Virtual reality is no longer the expensive, cumbersome exercise it once was. Google Cardboard, launched at last week’s Google I/O conference, is a no-frills, cardboard frame that, when used with open software, transforms a smartphone into a basic virtual reality headset.
But for a more immersive experience, hobbyists can build their own virtual reality system in their living room using equipment they already have (and if not, can buy relatively inexpensively).
- a computer
- an Oculus Rift virtual reality headset
- a Microsoft Kinect for Windows motion sensor
- a battery
- a tablet with software used to create and develop videogames (also know as a game engine).
A stroll through virtual reality history
The term “virtual reality” was initially coined by American computer scientist Jaron Lanier in 1989 to describe a three-dimensional, computer-generated environment which a person can explore and interact with.
Virtual reality quickly attracted media attention and inspired films such as the The Lawnmower Man in 1992 and Disclosure in 1994 – but this fuelled expectations of virtual reality that couldn’t be met by the technology available at the time.
Virtual reality gaming interfaces such as the Virtuality HMD headset in 1991, Cybermaxx VR in 1994 and Nintendo’s Virtual Boy in 1995 left many enthusiasts of the technology disappointed, and often quite dizzy.
Systems that enable users to walk and interact in the space are generally expensive (to the tune of hundreds of thousands of dollars), unsuited to routine use and obtrusive, so it’s unsurprising that virtual reality has mostly remained in the laboratory.
Virtual roaming at home
To make virtual reality practical for home use, you need a system that is inexpensive, easy to set up, does not encumber the user and works in a lounge room-sized area.
The Kickstarter success of the Oculus Rift in 2012 reinvigorated the appetite for virtual reality experiences and paved the way for new wave of virtual reality head-mounted displays such as the Sony Morpheus and the Google Cardboard.
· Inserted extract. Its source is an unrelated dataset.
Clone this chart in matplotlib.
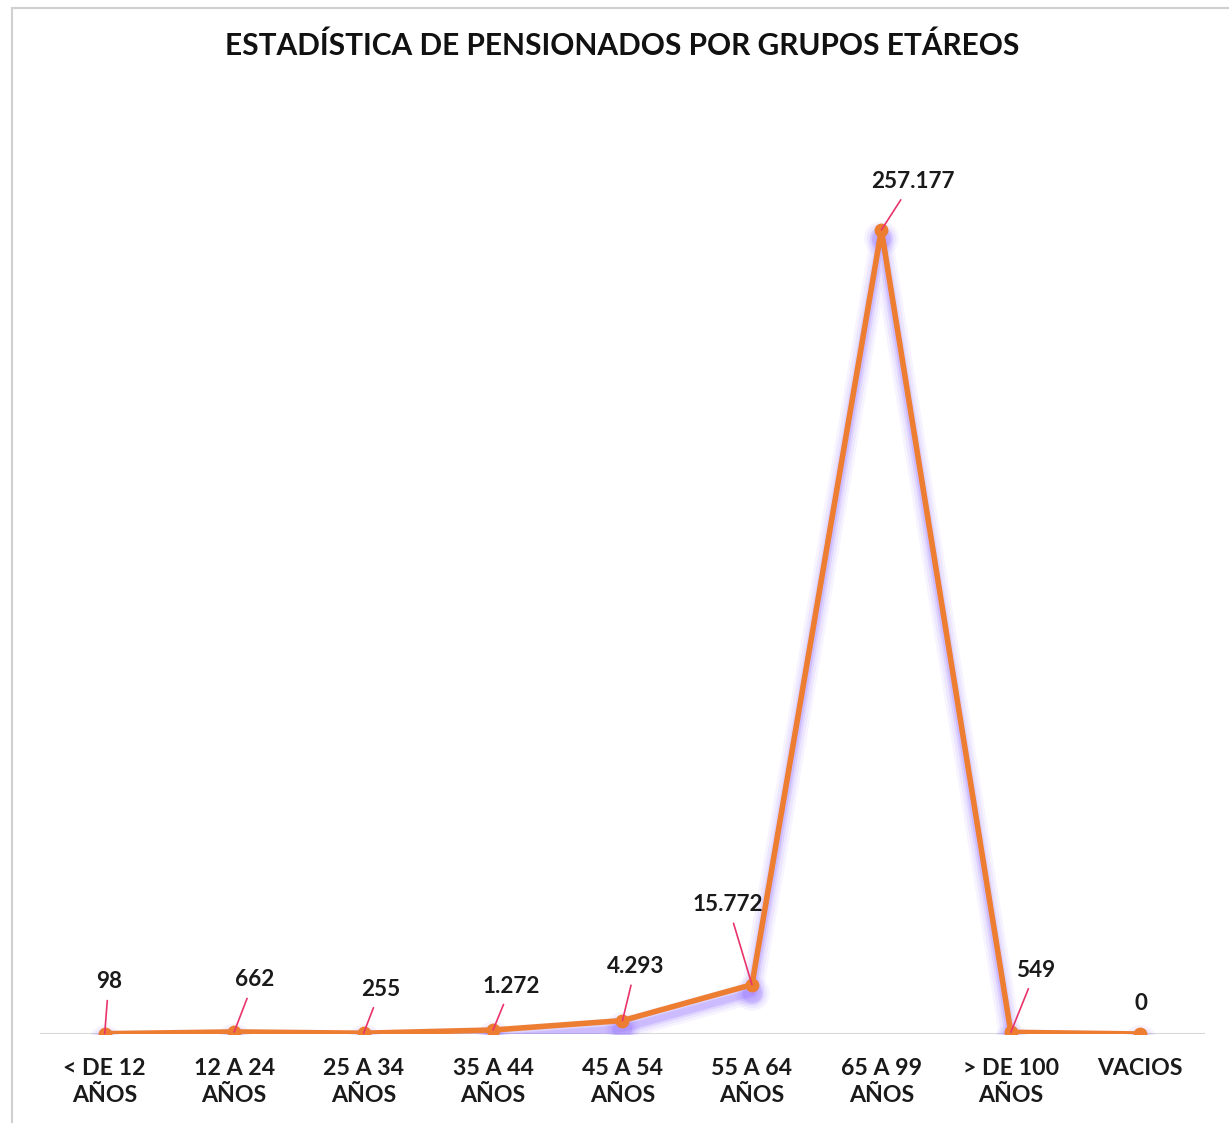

The Nintendo Wii and the Microsoft Kinect have already started a revolution in home gaming by getting the gamer out of the chair. The Kinect tracks the user’s movement in the living room in seconds without the need for special markers or lengthy calibration.
Ultra-light tablet computers are also becoming more powerful and are now capable to render convincing three dimensional environments at acceptable frame rates.
OK, I’ve got the goods. Now what?
- a virtual reality backpack
- a separate tracking station.
The tracking station consists of a standard desktop computer connected to Kinect. The Kinect has a practical tracking area of approximately 6m2, about the size of most people’s living rooms. It can track movements as little as 1.3mm when users are close to the sensor and 6mm at the end of its tracking range.
The user’s backpack contains an external phone charger battery pack [B] connected to the Oculus Rift controller box [C] via a USB to DC Barrel Jack [E] and provides the Oculus Rift [A] with power. The Oculus Rift connects via HDMI [G] to the tablet computer [D].
The platform is only meant at this point to serve as an experimental setup and users have to move slowly in the space as particularly fast movements have the potential to induce nausea. Frame rates, screen resolutions, tracking accuracy and latency are expected to improve with the availability of new hardware.
The Oculus Developer’s Kit 2 already promises refresh rates of up to 75Hz and a third higher screen resolution of 960 x 1080 pixels per eye. Similarly, the Kinect 2 for Windows features more accurate user tracking and a larger practical tracking area.
Moving and interacting naturally in virtual reality creates an extraordinary sense of immersion that cannot be experienced sitting down, and the experience of walking and interacting in a virtual game space has been explored by number of recent projects.
On a similar vein, participants could experience vertigo using a setup developed by Inition at the 2013 Digital Shoreditch Festival.
If encountering your worst nightmare within the confines of a few square metres is not enough, users can explore the vast expanse of their virtual world on foot with an omni-directional treadmill.
To understand how virtual reality can be become a useful extension of our real world, the technology must break the boundaries of the dedicated virtual reality laboratory and become accessible by a wider user group with a variety of backgrounds and motivations.
We have just begun to realise the potential of virtual reality and there are many strange new worlds for us to explore.